The result is Shimmy Upskill, a gamified, AI-based training application that teaches digital patternmaking and 3D modeling fundamentals to garment workers. Since May 2018, the company has completed five pilots of the software in Bangladesh, Indonesia, and the United States.

Krasley worked with Bangladeshi sewists in the software development process.

Prior to committing to Shimmy full time, Krasley admittedly needed to gain more insight into the dynamics of fashion design, product development, and manufacturing, so she started the company by launching a women’s custom swimwear line. “I know the cast of characters across the supply chain in automotive and consumer electronics,” she says, “but in apparel it’s a different workflow with different job and task definitions. I learn by doing, so the easiest way for me to ground myself in the industry was to build a small apparel line. And I wanted to choose an area where fit was challenging. No category is harder in terms of fit than women’s swimwear. So we built a set of five different styles using existing CAD platforms and other technology tools. It helped us understand what pieces of technology were needed on top of this workflow to make the process more efficient. We got some good press out of that effort, including Cosmopolitan, Shape, and Refinery 29. It turns out that women don’t like trying on swimsuits! From there, we got the attention of brands who wanted to grow from their existing manual workflows. We met a lot of folks, and we listened a lot.”

What became clear to Krasley as a result of this early engagement is the amount of time it takes to build a 3D model of a garment, and that there was really no technology that automates that process as of now. “In order for us to get to the point where we have more inclusive sizing, the paving stones to get us to custom clothing, we needed more people building and using 3D models. And even though it can be time consuming, there is evidence that it saves significant time and cost over a predominantly manual product development process.”

Krasley cites a story from last month, wherein Tommy Hilfiger CEO Daniel Grieder stated that the PVH-owned brand will only use 3D design to create, develop, and sell samples from its Spring 2022 apparel collections onward. The company notes:

The promise of the all-digital process is that it will decrease waste, save money and increase the speed at which products can go to market. If we have at once this digital design, we can use it for the digital showroom, use it for marketing—we don't have to photograph it—because it is all there. Everything will be possible, and so much faster.

“Others will follow suit,” Krasley explains, “and they will look for ways to make the process more efficient and less expensive and to mandate that their vendors begin building digital models. We want the people doing that work to be ready for it and skilled for it and have the pathways to those jobs of the future to be exciting and fair.”

Krasley targeted Asia first, as factories there face demands to move product cycles from six months to six weeks. “There is a clear need to speed up the process, work smarter in terms of development of new styles, and produce faster with greater accuracy for faster time to market,” she says.

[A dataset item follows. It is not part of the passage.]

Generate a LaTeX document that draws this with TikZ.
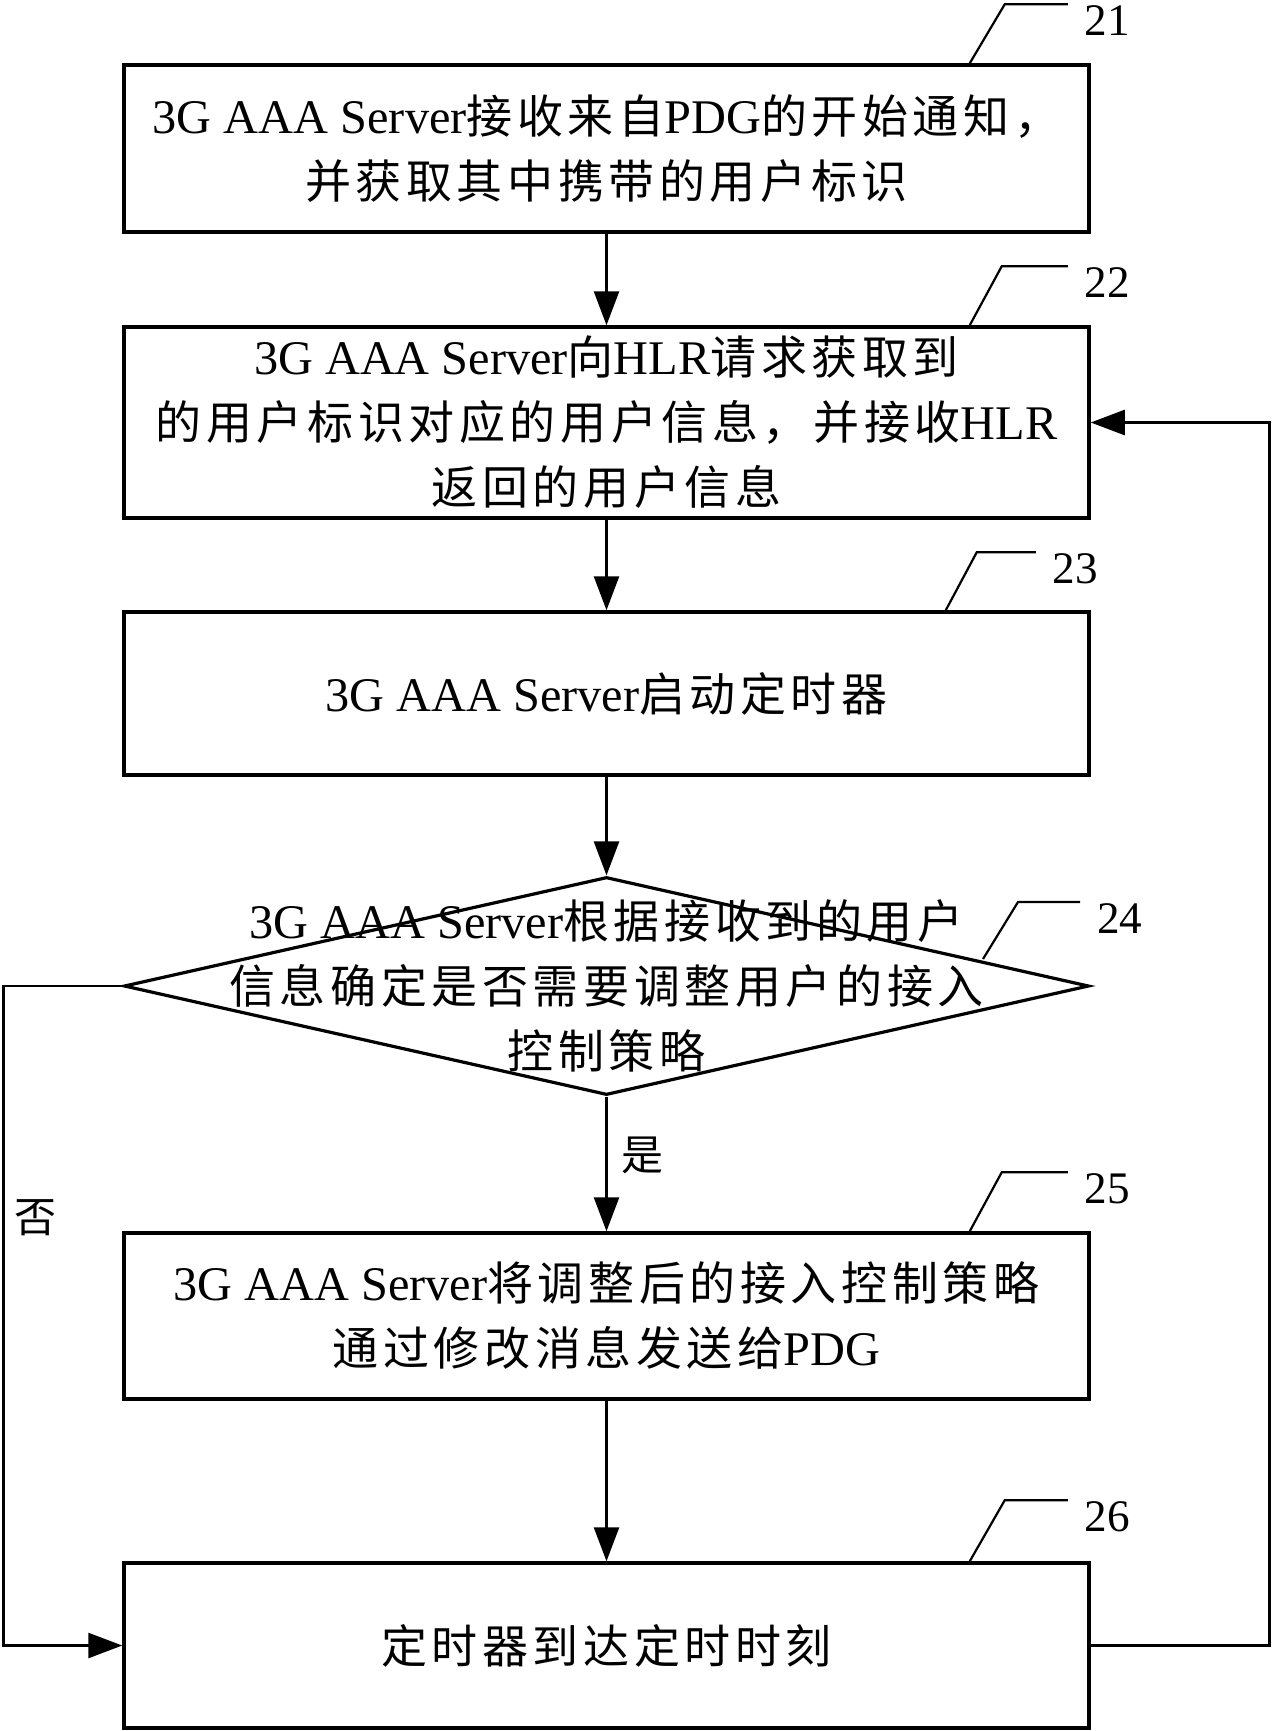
\documentclass[tikz,border=0pt]{standalone}
\usepackage{fontspec}
\setmainfont{Liberation Serif}[Scale=1.05]
\newfontfamily\cjk[LetterSpace=10]{Noto Sans CJK SC}
\usepackage{tikz}
\usetikzlibrary{calc, positioning, arrows.meta, shapes.geometric}
\tikzset{
    process/.style={rectangle, draw=black, line width=1.75pt, fill=white, align=center, minimum width=482.5pt, inner sep=0pt, font=\fontsize{23pt}{32.5pt}\selectfont},
    decision/.style={diamond, draw=black, line width=1.6pt, minimum width=482.5pt, minimum height=109pt, inner sep=0pt},
    txt/.style={align=center, inner sep=0pt, font=\fontsize{23pt}{32.5pt}\selectfont},
    arrow/.style={-{Triangle[length=17pt, width=12.5pt]}, line width=1.3pt},
    lead/.style={line width=1.1pt},
    tagnum/.style={anchor=north west, inner sep=0pt, xshift=8pt, font=\fontsize{21.5pt}{21.5pt}\selectfont},
    note/.style={inner sep=0pt, font=\fontsize{21pt}{21pt}\selectfont\cjk}
}

\begin{document}
\begin{tikzpicture}[x=0.5pt, y=-0.5pt]
        \useasboundingbox (0,0) rectangle (1274,1731);

        % Steps
        \node[process, minimum height=83.5pt] (s21) at (606.5,148.5) {3G AAA Server{\cjk 接收来自}PDG{\cjk 的开始通知，}\\{\cjk 并获取其中携带的用户标识}};
        \node[process, minimum height=95.5pt] (s22) at (606.5,422.5) {3G AAA Server{\cjk 向}HLR{\cjk 请求获取到}\\{\cjk 的用户标识对应的用户信息，并接收}HLR\\{\cjk 返回的用户信息}};
        \node[process, minimum height=81.5pt] (s23) at (606.5,693.5) {3G AAA Server{\cjk 启动定时器}};
        \node[decision] (s24) at (606.5,986) {};
        \node[txt] (q24) at (s24) {3G AAA Server{\cjk 根据接收到的用户}\\{\cjk 信息确定是否需要调整用户的接入}\\{\cjk 控制策略}};
        \node[process, minimum height=83pt] (s25) at (606.5,1316) {3G AAA Server{\cjk 将调整后的接入控制策略}\\{\cjk 通过修改消息发送给}PDG};
        \node[process, minimum height=82.5pt] (s26) at (606.5,1645.5) {{\cjk 定时器到达定时时刻}};

        % Flow
        \draw[arrow] (s21) -- (s22);
        \draw[arrow] (s22) -- (s23);
        \draw[arrow] (s23) -- (s24);
        \draw[arrow] (s24) -- (s25);
        \draw[arrow] (s25) -- (s26);
        \draw[arrow] (s24.west) -- ++(-119,0) |- (s26.west);
        \draw[arrow] (s26.east) -- ++(179,0) |- (s22.east);
        \node[note] (yes) at (642,1155) {是};
        \node[note] (no) at (36,1218) {否};

        % Step numbers
        \draw[lead] ($(s21.north east)+(-121,0)$) -- ++(35,-59) -- ++(63,0) node[tagnum] (n21) {21};
        \draw[lead] ($(s22.north east)+(-121,0)$) -- ++(32,-59) -- ++(66,0) node[tagnum] (n22) {22};
        \draw[lead] ($(s23.north east)+(-145,0)$) -- ++(31,-58) -- ++(59,0) node[tagnum] (n23) {23};
        \draw[lead] (983,959) -- ++(35,-57) -- ++(62,0) node[tagnum] (n24) {24};
        \draw[lead] ($(s25.north east)+(-121,0)$) -- ++(32,-59) -- ++(66,0) node[tagnum] (n25) {25};
        \draw[lead] ($(s26.north east)+(-121,0)$) -- ++(35,-61) -- ++(63,0) node[tagnum] (n26) {26};
    \end{tikzpicture}
\end{document}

Krasley has been working in Bangladesh and Indonesia with training designed to upskill sewists; and Shimmy just formed a partnership with the Urban Manufacturing Alliance to examine how they can help American factories. She is also discussing her training strategy and tools with a number of equipment companies as well as some groups that are developing new factories. Initially, she received a grant from the New York Workforce Development Institute and connected with Bangladeshi sewists in the City to get Shimmy Upskill ready for prime time before traveling to Bangladesh. Shimmy has built an AI engine with natural language processing into the solution that can help translate the training into the myriad of languages spoken throughout Asia. Krasley shared that she recently received funding that will allow her to continue her work in Bangladesh for the next two years, with a focus on scaling the software in the right ways with implementation partners. In the U.S., she is looking to form relationships with companies to do some applied research and pilot projects as well.

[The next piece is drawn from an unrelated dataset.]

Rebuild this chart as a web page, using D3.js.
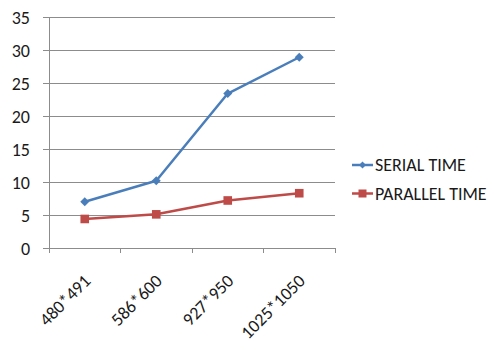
<!DOCTYPE html>
<html>
<head>
<meta charset="utf-8">
<script src="https://cdn.jsdelivr.net/npm/d3@7"></script>
<style>
  html, body { margin: 0; padding: 0; background: #fff; }
  svg { display: block; font-family: Carlito, Lato, sans-serif; }
</style>
</head>
<body>
<svg id="chart" width="494" height="350"></svg>
<script>
// Matrix sizes on the x axis
const categories = ["480*491", "586*600", "927*950", "1025*1050"];
// Execution times
const serialTime = [7.0, 10.2, 23.4, 28.9];
const parallelTime = [4.4, 5.1, 7.2, 8.3];
const yTicks = [0, 5, 10, 15, 20, 25, 30, 35];
const seriesNames = ["SERIAL TIME", "PARALLEL TIME"];

const series = [
  { name: seriesNames[0], values: serialTime, color: "#4A7EBB", marker: "diamond" },
  { name: seriesNames[1], values: parallelTime, color: "#BE4B48", marker: "square" }
];

const FONT = 18;
const TEXT = "#1a1a1a";
const GRID = "#8c8c8c";

const svg = d3.select("#chart");
const plot = { left: 49, right: 335, top: 17, bottom: 248 };

const x = d3.scaleBand().domain(categories).range([plot.left, plot.right]);
const y = d3.scaleLinear().domain([0, 35]).range([plot.bottom, plot.top]);

// Horizontal gridlines
svg.append("g")
  .selectAll("line")
  .data(yTicks.filter(d => d > 0))
  .join("line")
  .attr("x1", plot.left).attr("x2", plot.right)
  .attr("y1", d => y(d)).attr("y2", d => y(d))
  .attr("stroke", GRID).attr("stroke-width", 1)
  .attr("shape-rendering", "crispEdges");

// Y axis
const yAxis = svg.append("g")
  .attr("transform", `translate(${plot.left},0)`)
  .call(d3.axisLeft(y).tickValues(yTicks).tickSize(6).tickPadding(13));
yAxis.select(".domain").attr("stroke", GRID).attr("shape-rendering", "crispEdges");
yAxis.selectAll(".tick line").attr("stroke", GRID).attr("shape-rendering", "crispEdges");
yAxis.selectAll("text")
  .attr("font-size", FONT).attr("fill", TEXT).attr("font-family", "Carlito, Lato, sans-serif")
  .attr("dy", "0.34em");

// X axis with boundary ticks between categories
const xg = svg.append("g").attr("transform", `translate(0,${plot.bottom})`);
xg.append("line")
  .attr("x1", plot.left).attr("x2", plot.right)
  .attr("stroke", GRID).attr("shape-rendering", "crispEdges");
const boundaries = categories.map(c => x(c)).concat([x.range()[1]]);
xg.selectAll("line.tk")
  .data(boundaries)
  .join("line").attr("class", "tk")
  .attr("x1", d => d).attr("x2", d => d).attr("y1", 0).attr("y2", 5)
  .attr("stroke", GRID).attr("shape-rendering", "crispEdges");
xg.selectAll("text")
  .data(categories)
  .join("text")
  .attr("transform", d => `translate(${x(d) + x.bandwidth() / 2 + 7},34) rotate(-45)`)
  .attr("text-anchor", "end")
  .attr("font-size", FONT).attr("fill", TEXT)
  .text(d => d);

// Series lines and markers
const line = d3.line()
  .x((d, i) => x(categories[i]) + x.bandwidth() / 2)
  .y(d => y(d));

function drawMarker(g, type, color, s) {
  if (type === "diamond") {
    g.append("path").attr("d", `M0,${-s}L${s},0L0,${s}L${-s},0Z`).attr("fill", color);
  } else {
    g.append("rect").attr("x", -s).attr("y", -s).attr("width", 2 * s).attr("height", 2 * s).attr("fill", color);
  }
}

series.forEach(s => {
  svg.append("path")
    .datum(s.values)
    .attr("d", line)
    .attr("fill", "none")
    .attr("stroke", s.color)
    .attr("stroke-width", 2.5)
    .attr("stroke-linejoin", "round");
  s.values.forEach((v, i) => {
    const g = svg.append("g")
      .attr("transform", `translate(${x(categories[i]) + x.bandwidth() / 2},${y(v)})`);
    drawMarker(g, s.marker, s.color, s.marker === "diamond" ? 4.5 : 4.3);
  });
});

// Legend
const legend = svg.append("g");
series.forEach((s, i) => {
  const ly = 165 + i * 28.5;
  const g = legend.append("g").attr("transform", `translate(352,${ly})`);
  g.append("line").attr("x1", 0).attr("x2", 21).attr("y1", 0).attr("y2", 0)
    .attr("stroke", s.color).attr("stroke-width", 2.5);
  const m = g.append("g").attr("transform", "translate(10.5,0)");
  drawMarker(m, s.marker, s.color, s.marker === "diamond" ? 3.5 : 4);
  g.append("text")
    .attr("x", 23).attr("y", 0).attr("dy", "0.34em")
    .attr("font-size", FONT).attr("fill", TEXT)
    .text(s.name);
});
</script>
</body>
</html>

Bangladeshi workers participate in Shimmy’s second pilot project.

“We are excited to help U.S. factories bolster their workers so they can ready themselves for reshored production. It’s been great to learn alongside the Urban Manufacturing Alliance’s Sewn Trades Coalition about what’s appropriate and needed for U.S. production—markedly different than the factors in the Asian countries where we operate,” she says. “Skills that are in really high demand in the US, for example, are more in terms of machine maintenance and operation of new automated equipment. US factories are typically getting orders on one side, from small direct-to-consumer brands who feel strongly about producing locally (like we did when we had our swimwear line) and on the other side, items like curtains and uniforms without a whole lot of design changes and variance in sizing.”